The FCA is the AML/KYC regulator of UK crypto businesses, including firms involved with exchange tokens (such as Bitcoin). These businesses must comply with the same AML regulations as banks and financial services. As the FCA states, “Our supervisory approach to crypto asset businesses will be in line with our approach to other businesses under the MLRs (money laundering rules).”

Many operators have been on a temporary register, awaiting approval, but that register is closing. Operators facing outright rejection are closing UK business arms, and others might have to cease operations until approval temporarily. The March 31, 2022 deadline to win FCA approval was extended.

But the government has a goal to make the UK a global crypto hub. Chancellor of the Exchequer, Rishi Sunak states

It’s my ambition to make the UK a global hub for cryptoasset technology, and the measures we’ve outlined today will help to ensure firms can invest, innovate and scale up in this country.

Two UK crypto bills have the intention of cutting red tape, maintaining financial standards and creating ways to recover illicit crypto assets:

  • The Financial Services and Markets Bill
  • The Economic Crime and Corporate Transparency Bill

Benjamin Whitby, head of regulatory affairs at Qredo, when discussing the developments posits:

Crypto assets unlock faster settlement, remove credit risk and drop settlement times to near zero, it’s a huge win for commerce and the UK has set the intent it will take the front foot. The UK has a long history of exploring boundaries, crossing oceans in tiny ships, insuring risk and forming new ventures — crypto is no different.
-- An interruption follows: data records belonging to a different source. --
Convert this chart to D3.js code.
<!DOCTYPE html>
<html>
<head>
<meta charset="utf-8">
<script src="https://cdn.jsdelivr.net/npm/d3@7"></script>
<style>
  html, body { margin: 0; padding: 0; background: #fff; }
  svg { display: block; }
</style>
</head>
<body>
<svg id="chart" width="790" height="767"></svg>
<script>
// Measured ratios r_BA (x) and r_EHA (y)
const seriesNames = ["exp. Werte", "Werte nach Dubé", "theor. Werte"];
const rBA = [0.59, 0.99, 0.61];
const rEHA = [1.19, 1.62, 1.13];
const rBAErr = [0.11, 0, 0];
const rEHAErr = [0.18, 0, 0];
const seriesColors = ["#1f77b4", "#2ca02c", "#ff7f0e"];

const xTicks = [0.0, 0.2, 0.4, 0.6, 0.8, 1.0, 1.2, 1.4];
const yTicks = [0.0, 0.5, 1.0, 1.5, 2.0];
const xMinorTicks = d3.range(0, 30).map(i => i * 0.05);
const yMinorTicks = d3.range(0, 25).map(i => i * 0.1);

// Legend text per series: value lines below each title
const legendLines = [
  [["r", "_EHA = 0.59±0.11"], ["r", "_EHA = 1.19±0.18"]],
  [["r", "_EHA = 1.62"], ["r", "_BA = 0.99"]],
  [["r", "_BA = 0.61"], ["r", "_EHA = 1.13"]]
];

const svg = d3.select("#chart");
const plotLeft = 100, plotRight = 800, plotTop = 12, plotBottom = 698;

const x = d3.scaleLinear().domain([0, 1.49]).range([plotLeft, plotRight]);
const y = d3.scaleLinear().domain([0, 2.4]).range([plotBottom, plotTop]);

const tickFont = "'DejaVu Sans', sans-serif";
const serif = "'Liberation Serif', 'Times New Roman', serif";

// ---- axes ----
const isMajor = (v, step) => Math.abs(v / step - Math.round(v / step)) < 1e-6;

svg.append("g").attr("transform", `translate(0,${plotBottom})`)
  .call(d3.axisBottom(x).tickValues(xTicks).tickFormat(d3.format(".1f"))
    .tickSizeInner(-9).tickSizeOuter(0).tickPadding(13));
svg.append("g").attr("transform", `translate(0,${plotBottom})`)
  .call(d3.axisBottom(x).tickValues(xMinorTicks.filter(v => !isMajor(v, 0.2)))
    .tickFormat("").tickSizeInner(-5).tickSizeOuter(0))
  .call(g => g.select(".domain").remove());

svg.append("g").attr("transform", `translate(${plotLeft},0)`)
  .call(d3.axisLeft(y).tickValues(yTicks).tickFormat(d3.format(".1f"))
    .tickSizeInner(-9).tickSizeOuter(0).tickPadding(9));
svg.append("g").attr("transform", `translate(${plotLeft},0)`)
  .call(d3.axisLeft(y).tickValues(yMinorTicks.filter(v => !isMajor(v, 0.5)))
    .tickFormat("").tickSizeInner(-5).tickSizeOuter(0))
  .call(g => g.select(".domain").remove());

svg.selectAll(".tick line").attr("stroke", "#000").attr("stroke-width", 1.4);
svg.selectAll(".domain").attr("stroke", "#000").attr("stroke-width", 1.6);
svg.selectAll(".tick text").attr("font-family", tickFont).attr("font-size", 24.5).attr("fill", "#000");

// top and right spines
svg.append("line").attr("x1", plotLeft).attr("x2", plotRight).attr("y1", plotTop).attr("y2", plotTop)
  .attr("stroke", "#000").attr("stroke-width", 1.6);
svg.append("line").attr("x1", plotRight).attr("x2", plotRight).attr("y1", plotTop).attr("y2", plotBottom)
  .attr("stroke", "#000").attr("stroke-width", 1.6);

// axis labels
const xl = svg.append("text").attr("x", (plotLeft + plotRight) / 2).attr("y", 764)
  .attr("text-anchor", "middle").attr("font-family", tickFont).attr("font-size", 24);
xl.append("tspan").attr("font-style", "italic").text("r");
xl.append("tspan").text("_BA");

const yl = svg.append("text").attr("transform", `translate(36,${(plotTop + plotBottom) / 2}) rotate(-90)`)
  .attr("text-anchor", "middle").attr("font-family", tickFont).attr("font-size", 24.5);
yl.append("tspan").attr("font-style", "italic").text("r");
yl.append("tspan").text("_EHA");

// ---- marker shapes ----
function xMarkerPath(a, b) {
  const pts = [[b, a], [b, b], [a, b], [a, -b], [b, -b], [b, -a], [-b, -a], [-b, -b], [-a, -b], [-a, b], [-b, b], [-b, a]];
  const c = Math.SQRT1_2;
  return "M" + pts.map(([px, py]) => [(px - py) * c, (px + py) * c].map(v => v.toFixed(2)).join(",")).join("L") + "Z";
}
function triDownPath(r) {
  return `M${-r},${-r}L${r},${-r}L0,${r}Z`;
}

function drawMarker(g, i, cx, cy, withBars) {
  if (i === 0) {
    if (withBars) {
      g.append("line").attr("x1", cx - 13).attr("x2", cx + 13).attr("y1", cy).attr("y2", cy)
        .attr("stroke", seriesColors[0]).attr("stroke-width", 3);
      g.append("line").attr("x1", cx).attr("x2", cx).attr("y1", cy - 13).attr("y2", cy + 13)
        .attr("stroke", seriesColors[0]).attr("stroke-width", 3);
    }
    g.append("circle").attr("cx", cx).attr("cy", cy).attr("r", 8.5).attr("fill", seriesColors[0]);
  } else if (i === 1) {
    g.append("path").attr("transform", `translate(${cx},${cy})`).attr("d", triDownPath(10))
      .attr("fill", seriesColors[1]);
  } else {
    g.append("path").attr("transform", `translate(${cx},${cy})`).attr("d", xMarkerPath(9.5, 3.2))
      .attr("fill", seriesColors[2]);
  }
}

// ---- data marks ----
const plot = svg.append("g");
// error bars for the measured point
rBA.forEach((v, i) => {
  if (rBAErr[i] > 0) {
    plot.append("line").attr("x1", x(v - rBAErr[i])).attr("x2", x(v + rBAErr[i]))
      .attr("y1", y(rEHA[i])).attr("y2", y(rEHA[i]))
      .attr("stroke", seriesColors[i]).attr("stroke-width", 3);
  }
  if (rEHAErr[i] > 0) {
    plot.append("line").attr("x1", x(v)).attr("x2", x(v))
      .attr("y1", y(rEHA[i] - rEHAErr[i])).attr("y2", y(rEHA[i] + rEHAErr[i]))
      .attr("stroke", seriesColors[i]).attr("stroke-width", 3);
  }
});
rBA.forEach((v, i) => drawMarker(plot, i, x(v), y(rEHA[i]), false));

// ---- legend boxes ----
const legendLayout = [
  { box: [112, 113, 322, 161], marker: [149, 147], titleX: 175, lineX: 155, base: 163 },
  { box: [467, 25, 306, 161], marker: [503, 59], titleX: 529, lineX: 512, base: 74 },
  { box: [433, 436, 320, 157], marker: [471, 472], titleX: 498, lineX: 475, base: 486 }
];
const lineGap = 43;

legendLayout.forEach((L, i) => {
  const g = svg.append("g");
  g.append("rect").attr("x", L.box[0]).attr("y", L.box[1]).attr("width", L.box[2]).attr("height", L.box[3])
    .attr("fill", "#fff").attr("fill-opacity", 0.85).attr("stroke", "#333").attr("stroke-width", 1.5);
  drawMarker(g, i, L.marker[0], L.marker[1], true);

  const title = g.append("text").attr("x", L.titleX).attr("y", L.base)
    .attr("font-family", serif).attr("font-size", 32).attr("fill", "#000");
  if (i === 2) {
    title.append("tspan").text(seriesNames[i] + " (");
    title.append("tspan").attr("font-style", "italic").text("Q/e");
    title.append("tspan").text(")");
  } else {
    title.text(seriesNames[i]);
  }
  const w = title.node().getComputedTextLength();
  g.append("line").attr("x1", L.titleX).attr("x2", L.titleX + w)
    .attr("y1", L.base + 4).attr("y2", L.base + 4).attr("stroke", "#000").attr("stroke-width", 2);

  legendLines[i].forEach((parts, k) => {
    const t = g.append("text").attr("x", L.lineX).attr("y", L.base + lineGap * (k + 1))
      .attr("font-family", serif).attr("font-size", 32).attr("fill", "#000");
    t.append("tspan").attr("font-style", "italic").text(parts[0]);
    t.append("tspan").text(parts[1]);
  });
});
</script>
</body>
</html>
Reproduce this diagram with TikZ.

Over time, the different regulatory approaches by the EU and the UK will help determine which markets thrive and attract the most capital and innovation. Additionally, the risks and issues with each approach will become more apparent as the crypto industry matures. For CASPs that want to operate in numerous global markets, understanding the rules and nuances, and being adaptable to both approaches, will maximize the opportunity while ensuring compliance.